[Provided material]

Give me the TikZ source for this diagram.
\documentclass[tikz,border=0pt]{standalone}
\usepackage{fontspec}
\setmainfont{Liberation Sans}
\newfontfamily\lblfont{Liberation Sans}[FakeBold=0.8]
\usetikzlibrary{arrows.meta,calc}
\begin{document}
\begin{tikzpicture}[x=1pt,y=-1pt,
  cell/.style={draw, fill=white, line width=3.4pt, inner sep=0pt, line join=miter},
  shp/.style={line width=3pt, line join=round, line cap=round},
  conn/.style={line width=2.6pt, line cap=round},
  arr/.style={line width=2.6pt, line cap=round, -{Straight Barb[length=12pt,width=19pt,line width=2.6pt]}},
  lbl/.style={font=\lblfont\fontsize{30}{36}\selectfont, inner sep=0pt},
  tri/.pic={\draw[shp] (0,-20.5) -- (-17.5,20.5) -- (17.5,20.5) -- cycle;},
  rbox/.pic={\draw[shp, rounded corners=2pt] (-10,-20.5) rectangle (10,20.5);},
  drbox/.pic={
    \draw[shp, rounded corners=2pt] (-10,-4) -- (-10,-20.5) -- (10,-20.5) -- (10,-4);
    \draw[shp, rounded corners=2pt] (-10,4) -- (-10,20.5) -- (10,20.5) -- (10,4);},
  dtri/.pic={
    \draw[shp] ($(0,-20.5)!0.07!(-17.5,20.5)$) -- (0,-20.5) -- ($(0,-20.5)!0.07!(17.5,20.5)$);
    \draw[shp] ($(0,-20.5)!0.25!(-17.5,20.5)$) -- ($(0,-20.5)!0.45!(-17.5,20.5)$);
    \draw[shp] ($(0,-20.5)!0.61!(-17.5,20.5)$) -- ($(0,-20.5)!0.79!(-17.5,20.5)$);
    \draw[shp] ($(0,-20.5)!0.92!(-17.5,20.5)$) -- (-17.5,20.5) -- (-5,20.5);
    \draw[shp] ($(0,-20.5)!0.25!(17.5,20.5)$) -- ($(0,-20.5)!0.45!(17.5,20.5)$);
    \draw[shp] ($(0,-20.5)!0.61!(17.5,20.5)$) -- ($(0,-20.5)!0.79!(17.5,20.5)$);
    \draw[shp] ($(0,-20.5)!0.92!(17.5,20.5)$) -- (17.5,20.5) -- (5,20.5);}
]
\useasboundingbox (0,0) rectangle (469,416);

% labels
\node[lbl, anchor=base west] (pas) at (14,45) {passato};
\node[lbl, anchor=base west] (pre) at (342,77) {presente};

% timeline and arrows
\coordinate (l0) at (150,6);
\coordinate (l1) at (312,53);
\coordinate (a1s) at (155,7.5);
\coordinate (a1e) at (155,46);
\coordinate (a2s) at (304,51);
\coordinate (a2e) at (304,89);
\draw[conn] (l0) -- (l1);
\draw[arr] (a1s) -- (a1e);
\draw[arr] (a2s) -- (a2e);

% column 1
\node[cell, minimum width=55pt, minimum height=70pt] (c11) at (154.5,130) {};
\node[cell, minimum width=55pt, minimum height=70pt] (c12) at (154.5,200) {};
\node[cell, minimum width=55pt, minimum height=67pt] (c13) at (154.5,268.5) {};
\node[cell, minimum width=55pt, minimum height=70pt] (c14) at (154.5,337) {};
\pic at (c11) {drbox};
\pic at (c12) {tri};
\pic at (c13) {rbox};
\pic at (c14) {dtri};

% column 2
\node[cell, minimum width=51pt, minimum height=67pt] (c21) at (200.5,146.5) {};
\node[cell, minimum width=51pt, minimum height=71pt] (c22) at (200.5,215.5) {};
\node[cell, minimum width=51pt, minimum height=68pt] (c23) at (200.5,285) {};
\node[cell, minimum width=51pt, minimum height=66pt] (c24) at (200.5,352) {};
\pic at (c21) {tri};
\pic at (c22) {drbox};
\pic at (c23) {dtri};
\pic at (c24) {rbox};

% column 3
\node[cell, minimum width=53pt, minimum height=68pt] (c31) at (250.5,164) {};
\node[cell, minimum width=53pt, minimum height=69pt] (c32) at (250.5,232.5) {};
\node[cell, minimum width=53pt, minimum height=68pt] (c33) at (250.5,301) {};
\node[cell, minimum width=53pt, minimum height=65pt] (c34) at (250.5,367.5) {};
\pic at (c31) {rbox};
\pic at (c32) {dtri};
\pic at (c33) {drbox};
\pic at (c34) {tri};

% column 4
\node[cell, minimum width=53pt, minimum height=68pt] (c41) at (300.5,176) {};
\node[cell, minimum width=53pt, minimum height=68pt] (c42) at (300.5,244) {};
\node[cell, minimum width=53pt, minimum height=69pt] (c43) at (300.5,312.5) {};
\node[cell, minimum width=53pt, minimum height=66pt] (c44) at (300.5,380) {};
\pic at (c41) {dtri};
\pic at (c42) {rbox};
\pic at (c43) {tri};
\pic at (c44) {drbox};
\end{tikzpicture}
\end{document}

[Problem statement]
Repeat the material word for word from its opening line up to and including the line containing "anchor=base west] (pre)".

[Exercise result]
Give me the TikZ source for this diagram.
\documentclass[tikz,border=0pt]{standalone}
\usepackage{fontspec}
\setmainfont{Liberation Sans}
\newfontfamily\lblfont{Liberation Sans}[FakeBold=0.8]
\usetikzlibrary{arrows.meta,calc}
\begin{document}
\begin{tikzpicture}[x=1pt,y=-1pt,
  cell/.style={draw, fill=white, line width=3.4pt, inner sep=0pt, line join=miter},
  shp/.style={line width=3pt, line join=round, line cap=round},
  conn/.style={line width=2.6pt, line cap=round},
  arr/.style={line width=2.6pt, line cap=round, -{Straight Barb[length=12pt,width=19pt,line width=2.6pt]}},
  lbl/.style={font=\lblfont\fontsize{30}{36}\selectfont, inner sep=0pt},
  tri/.pic={\draw[shp] (0,-20.5) -- (-17.5,20.5) -- (17.5,20.5) -- cycle;},
  rbox/.pic={\draw[shp, rounded corners=2pt] (-10,-20.5) rectangle (10,20.5);},
  drbox/.pic={
    \draw[shp, rounded corners=2pt] (-10,-4) -- (-10,-20.5) -- (10,-20.5) -- (10,-4);
    \draw[shp, rounded corners=2pt] (-10,4) -- (-10,20.5) -- (10,20.5) -- (10,4);},
  dtri/.pic={
    \draw[shp] ($(0,-20.5)!0.07!(-17.5,20.5)$) -- (0,-20.5) -- ($(0,-20.5)!0.07!(17.5,20.5)$);
    \draw[shp] ($(0,-20.5)!0.25!(-17.5,20.5)$) -- ($(0,-20.5)!0.45!(-17.5,20.5)$);
    \draw[shp] ($(0,-20.5)!0.61!(-17.5,20.5)$) -- ($(0,-20.5)!0.79!(-17.5,20.5)$);
    \draw[shp] ($(0,-20.5)!0.92!(-17.5,20.5)$) -- (-17.5,20.5) -- (-5,20.5);
    \draw[shp] ($(0,-20.5)!0.25!(17.5,20.5)$) -- ($(0,-20.5)!0.45!(17.5,20.5)$);
    \draw[shp] ($(0,-20.5)!0.61!(17.5,20.5)$) -- ($(0,-20.5)!0.79!(17.5,20.5)$);
    \draw[shp] ($(0,-20.5)!0.92!(17.5,20.5)$) -- (17.5,20.5) -- (5,20.5);}
]
\useasboundingbox (0,0) rectangle (469,416);

% labels
\node[lbl, anchor=base west] (pas) at (14,45) {passato};
\node[lbl, anchor=base west] (pre) at (342,77) {presente};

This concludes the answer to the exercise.